Restate the data below word for word. Skip any images it contains.
....
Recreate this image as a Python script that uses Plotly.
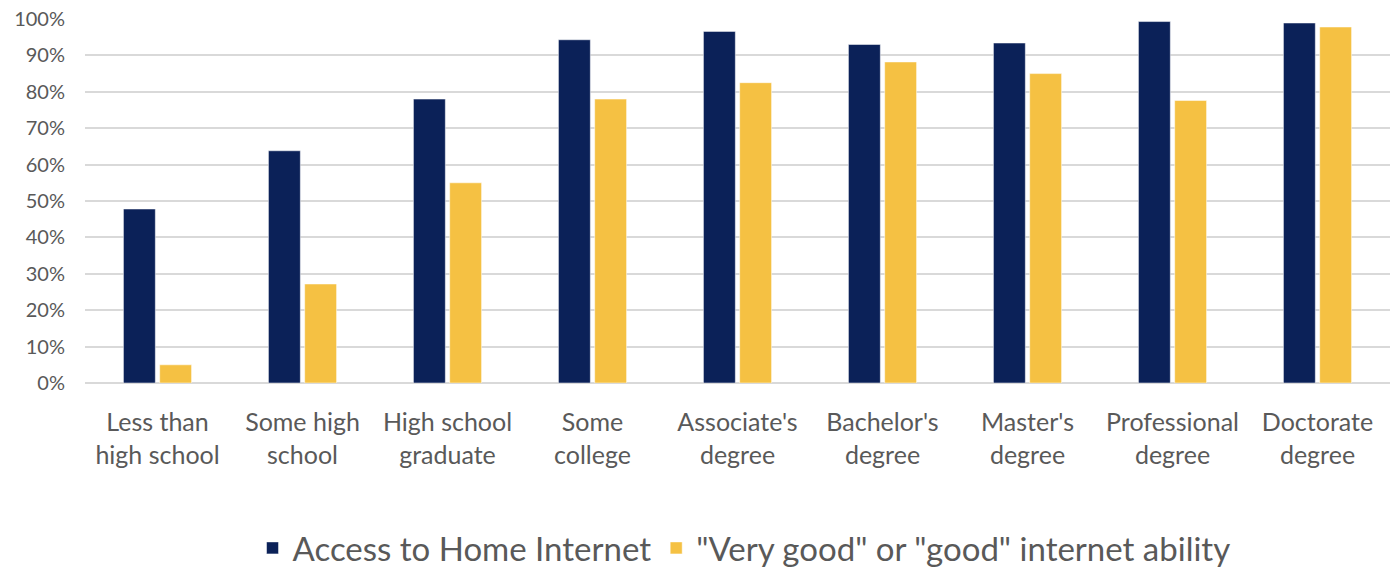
import plotly.graph_objects as go

categories = ["Less than<br>high school", "Some high<br>school", "High school<br>graduate",
              "Some<br>college", "Associate's<br>degree", "Bachelor's<br>degree",
              "Master's<br>degree", "Professional<br>degree", "Doctorate<br>degree"]
access_home_internet = [0.478, 0.638, 0.78, 0.943, 0.966, 0.930, 0.934, 0.993, 0.989]
good_internet_ability = [0.050, 0.272, 0.550, 0.780, 0.825, 0.882, 0.850, 0.776, 0.978]
series_names = ["Access to Home Internet", "\"Very good\" or \"good\" internet ability"]
tick_vals = [0, 0.1, 0.2, 0.3, 0.4, 0.5, 0.6, 0.7, 0.8, 0.9, 1.0]
tick_text = ["0%", "10%", "20%", "30%", "40%", "50%", "60%", "70%", "80%", "90%", "100%"]

FONT = "Lato, Open Sans, sans-serif"
GRAY = "#595959"

fig = go.Figure()
fig.add_trace(go.Bar(x=categories, y=access_home_internet, name=series_names[0],
                     marker=dict(color="#0b2158", line=dict(color="#ffffff", width=0.5))))
fig.add_trace(go.Bar(x=categories, y=good_internet_ability, name=series_names[1],
                     marker=dict(color="#f5c143", line=dict(color="#ffffff", width=0.5))))

fig.update_layout(
    width=1396, height=569,
    margin=dict(l=85, r=6, t=19, b=186, autoexpand=False),
    paper_bgcolor="white", plot_bgcolor="white",
    barmode="group", bargap=0.5, bargroupgap=0.12,
    font=dict(family=FONT, color=GRAY),
    showlegend=True,
    legend=dict(orientation="h", x=0.505, xanchor="center",
                yref="container", y=0.037, yanchor="middle",
                font=dict(size=33, color=GRAY, family=FONT), itemwidth=30,
                traceorder="normal"),
    hovermode=False,
)
fig.update_yaxes(range=[0, 1], tickvals=tick_vals, ticktext=tick_text,
                 showgrid=True, gridcolor="#d9d9d9", gridwidth=1.5,
                 zeroline=True, zerolinecolor="#d9d9d9", zerolinewidth=1.5,
                 tickfont=dict(size=20, color=GRAY, family=FONT),
                 ticklabelstandoff=19, showline=False)
fig.update_xaxes(tickfont=dict(size=25, color=GRAY, family=FONT), showline=False,
                 ticklabelstandoff=22)

fig.write_html("out.html")
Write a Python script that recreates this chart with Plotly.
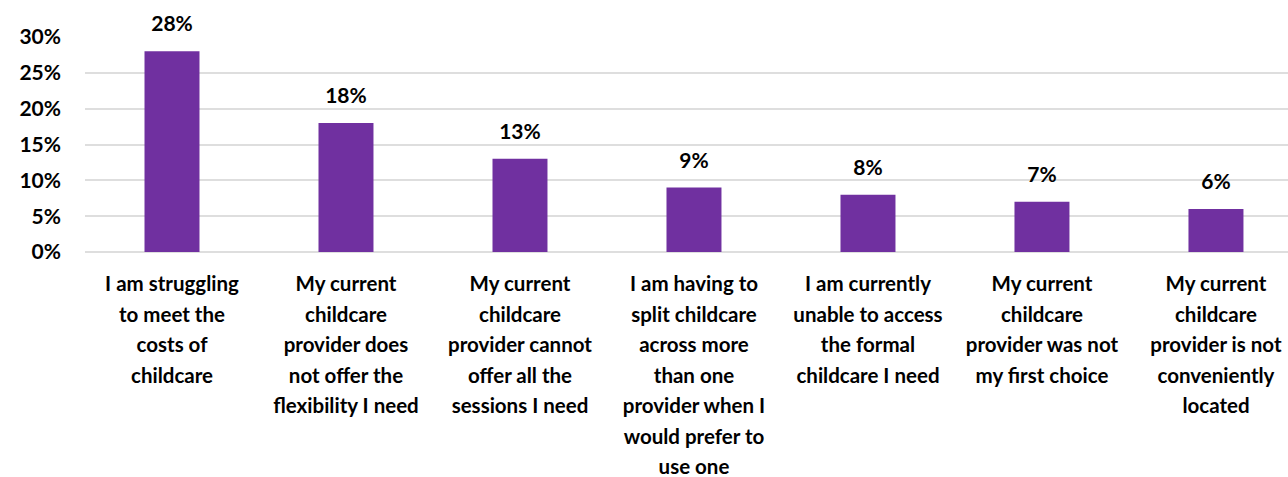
....
* [Answer in full]:
Recreate this image as a Python script that uses Plotly.
import plotly.graph_objects as go

categories = ["Less than<br>high school", "Some high<br>school", "High school<br>graduate",
              "Some<br>college", "Associate's<br>degree", "Bachelor's<br>degree",
              "Master's<br>degree", "Professional<br>degree", "Doctorate<br>degree"]
access_home_internet = [0.478, 0.638, 0.78, 0.943, 0.966, 0.930, 0.934, 0.993, 0.989]
good_internet_ability = [0.050, 0.272, 0.550, 0.780, 0.825, 0.882, 0.850, 0.776, 0.978]
series_names = ["Access to Home Internet", "\"Very good\" or \"good\" internet ability"]
tick_vals = [0, 0.1, 0.2, 0.3, 0.4, 0.5, 0.6, 0.7, 0.8, 0.9, 1.0]
tick_text = ["0%", "10%", "20%", "30%", "40%", "50%", "60%", "70%", "80%", "90%", "100%"]

FONT = "Lato, Open Sans, sans-serif"
GRAY = "#595959"

fig = go.Figure()
fig.add_trace(go.Bar(x=categories, y=access_home_internet, name=series_names[0],
                     marker=dict(color="#0b2158", line=dict(color="#ffffff", width=0.5))))
fig.add_trace(go.Bar(x=categories, y=good_internet_ability, name=series_names[1],
                     marker=dict(color="#f5c143", line=dict(color="#ffffff", width=0.5))))

fig.update_layout(
    width=1396, height=569,
    margin=dict(l=85, r=6, t=19, b=186, autoexpand=False),
    paper_bgcolor="white", plot_bgcolor="white",
    barmode="group", bargap=0.5, bargroupgap=0.12,
    font=dict(family=FONT, color=GRAY),
    showlegend=True,
    legend=dict(orientation="h", x=0.505, xanchor="center",
                yref="container", y=0.037, yanchor="middle",
                font=dict(size=33, color=GRAY, family=FONT), itemwidth=30,
                traceorder="normal"),
    hovermode=False,
)
fig.update_yaxes(range=[0, 1], tickvals=tick_vals, ticktext=tick_text,
                 showgrid=True, gridcolor="#d9d9d9", gridwidth=1.5,
                 zeroline=True, zerolinecolor="#d9d9d9", zerolinewidth=1.5,
                 tickfont=dict(size=20, color=GRAY, family=FONT),
                 ticklabelstandoff=19, showline=False)
fig.update_xaxes(tickfont=dict(size=25, color=GRAY, family=FONT), showline=False,
                 ticklabelstandoff=22)

fig.write_html("out.html")
Write a Python script that recreates this chart with Plotly.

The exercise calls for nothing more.